Cooper dresse d'abord la liste des similitudes entre l'artisanat pré-industriel et le développement. Chaque programme est un pièce unique, qui requiert toute l'attention du développeur. La production d'un logiciel ne peut pas changer d'échelle comme peut le faire la production d'un produit industriel, et passer d'une pièce unique à des millions d'unités. On ne peut pas réduire les coûts de manière substantielle si on souhaite maintenir la qualité du produit, et il n'y a pas non plus de " magic bullet", de méthode miracle pour décupler la qualité et la capacité de production sans contrepartie importante. Le développement est une activité extrêmement complexe, toute en nuances, et requiert des années de formation.
Mais l'artisanat pré-industriel, continue Cooper, était également caractérisé par une innovation technologique lente, et les outils évoluaient lentement. Ce n'est bien sûr par le cas du développement. Un logiciel, " c'est un ensemble de notions abstraites présentées avec des notations abstraites [...] C'est quelque chose d'invisible, d'intangible, d'impénétrable. "
Si l'activité de développement est donc proche de l'artisanat, elle est en revanche très éloignée de la production industrielle. Outre la grande différence de niveau de formation, il y a une différence plus fondamentale encore: un ouvrier travaille avec ses mains, un développeur travaille avec sa tête.
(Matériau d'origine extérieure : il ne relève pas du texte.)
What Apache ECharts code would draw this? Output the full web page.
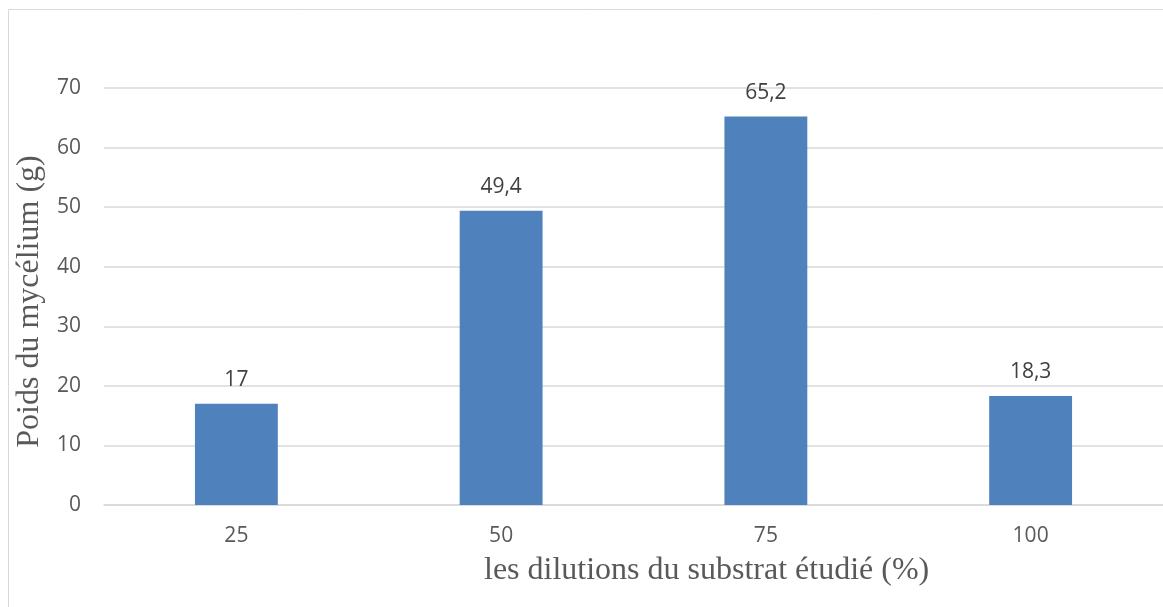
<!DOCTYPE html>
<html>
<head>
<meta charset="utf-8">
<script src="https://cdn.jsdelivr.net/npm/echarts@6/dist/echarts.min.js"></script>
<style>
  html, body { margin: 0; padding: 0; background: #ffffff; }
  #chart { width: 1163px; height: 607px; }
</style>
</head>
<body>
<div id="chart"></div>
<script>
// Dilution levels of the substrate (%)
const dilutions = ['25', '50', '75', '100'];
// Mycelium weight (g) for each dilution
const mycelium = [17, 49.4, 65.2, 18.3];
// Y axis range
const yMin = 0;
const yMax = 70;
const yStep = 10;

const chart = echarts.init(document.getElementById('chart'), null, { renderer: 'canvas' });

const sansFont = '"Open Sans", "Noto Sans", sans-serif';
const serifFont = '"Liberation Serif", "DejaVu Serif", serif';

chart.setOption({
  animation: false,
  backgroundColor: '#ffffff',
  grid: { left: 104, right: 0, top: 88, bottom: 102, containLabel: false },
  graphic: [
    {
      type: 'rect',
      silent: true,
      shape: { x: 8.5, y: 9.5, width: 1400, height: 800 },
      style: { fill: 'none', stroke: '#d9d9d9', lineWidth: 1 }
    },
    {
      type: 'text',
      left: 484,
      top: 555,
      style: {
        text: 'les dilutions du substrat étudié (%)',
        font: '32px ' + serifFont,
        fill: '#595959'
      }
    }
  ],
  xAxis: {
    type: 'category',
    data: dilutions,
    axisLine: { show: true, lineStyle: { color: '#d9d9d9', width: 1.5 } },
    axisTick: { show: false },
    axisLabel: { color: '#595959', fontSize: 21, fontFamily: sansFont, margin: 21 }
  },
  yAxis: {
    type: 'value',
    min: yMin,
    max: yMax,
    interval: yStep,
    name: 'Poids du mycélium (g)',
    nameLocation: 'middle',
    nameGap: 43,
    nameTextStyle: { color: '#595959', fontSize: 32, fontFamily: serifFont, padding: [0, 10, 0, 0] },
    axisLine: { show: false },
    axisTick: { show: false },
    axisLabel: { color: '#595959', fontSize: 21, fontFamily: sansFont, margin: 23 },
    splitLine: { lineStyle: { color: '#d9d9d9', width: 1.5 } }
  },
  series: [
    {
      type: 'bar',
      data: mycelium,
      barWidth: '31.3%',
      itemStyle: { color: '#4f81bd' },
      label: {
        show: true,
        position: 'top',
        distance: 13,
        color: '#404040',
        fontSize: 21,
        fontFamily: sansFont,
        formatter: p => String(p.value).replace('.', ',')
      }
    }
  ]
});
</script>
</body>
</html>
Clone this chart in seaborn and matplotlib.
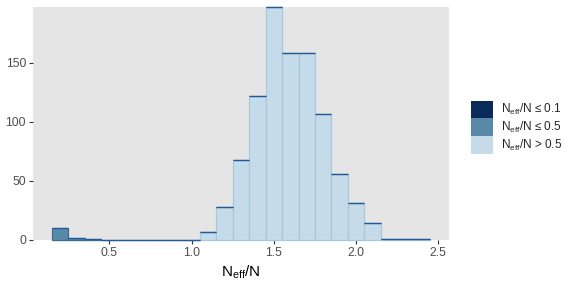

Avant de retrouver un missile scud dans mon salon avec des insultes écrites dessus au feutre, je précise tout de suite que je ne fais aucun jugement de valeur entre le travail manuel et le travail intellectuel. Les deux ont besoin l'un de l'autre, et le premier n'est pas moins noble que le second, tout comme la production n'est pas moins noble que la gestion. Si vous avez de tels missiles chez vous et que vous ne savez pas quoi en faire, ramenez-les à votre supermarché du coin pour être recyclés.
La combinaison de ces deux facteurs, niveau de formation et travail intellectuel, fait qu'un développeur est très souvent une personne autonome, qui a un sens très fort de ce qu'il a à faire, et qui est souvent, dixit Cooper, plus intelligent et plus éduqué que les gens qui sont censés le diriger. Enfin, " [sa] satisfaction professionnelle vient uniquement de la qualité de son produit, et pas de la performance de [son] employeur ".
Les vues de Cooper sur l'ouvrier sont peut-être un peu étriquées. Je veux croire qu'un travailleur manuel aussi éprouve de la satisfaction à bien faire son travail, et personne n'aime vraiment accomplir un travail de mauvaise qualité dont on ne puisse être fier. De même, les développeurs, qui sont plutôt des loups solitaires, aiment faire partie d'une équipe performante, et quoi qu'on en dise le salaire reste un facteur de satisfaction chez eux aussi.
Mais enfin il faut le reconnaître: l'épanouissement et la qualité du geste chez l'ouvrier qui serre des boulons à la chaîne, ou plutôt leur absence, a peu d'influence sur la qualité finale du produit. Par contre, mettez un cloporte ou un dépressif derrière un clavier, et votre logiciel prend lentement mais sûrement le chemin de l'enfer numérique. De même, mettez-moi avec un rabot dans les mains chez Bösendorfer, et voyez tous les pianistes du monde grincer des dents...
On peut dire du développeur qu'il est un artisan, mais comme tout ce qui touche au numérique, les notions et définitions ont évolué, et l'artisan numérique est plus le descendant de l'artisan manuel que son cousin. Les fondamentaux restent cependant les mêmes, et pour l'un comme pour l'autre, rien ne vaut le sentiment de satisfaction de laisser derrière soi un travail bien fait et une pièce unique.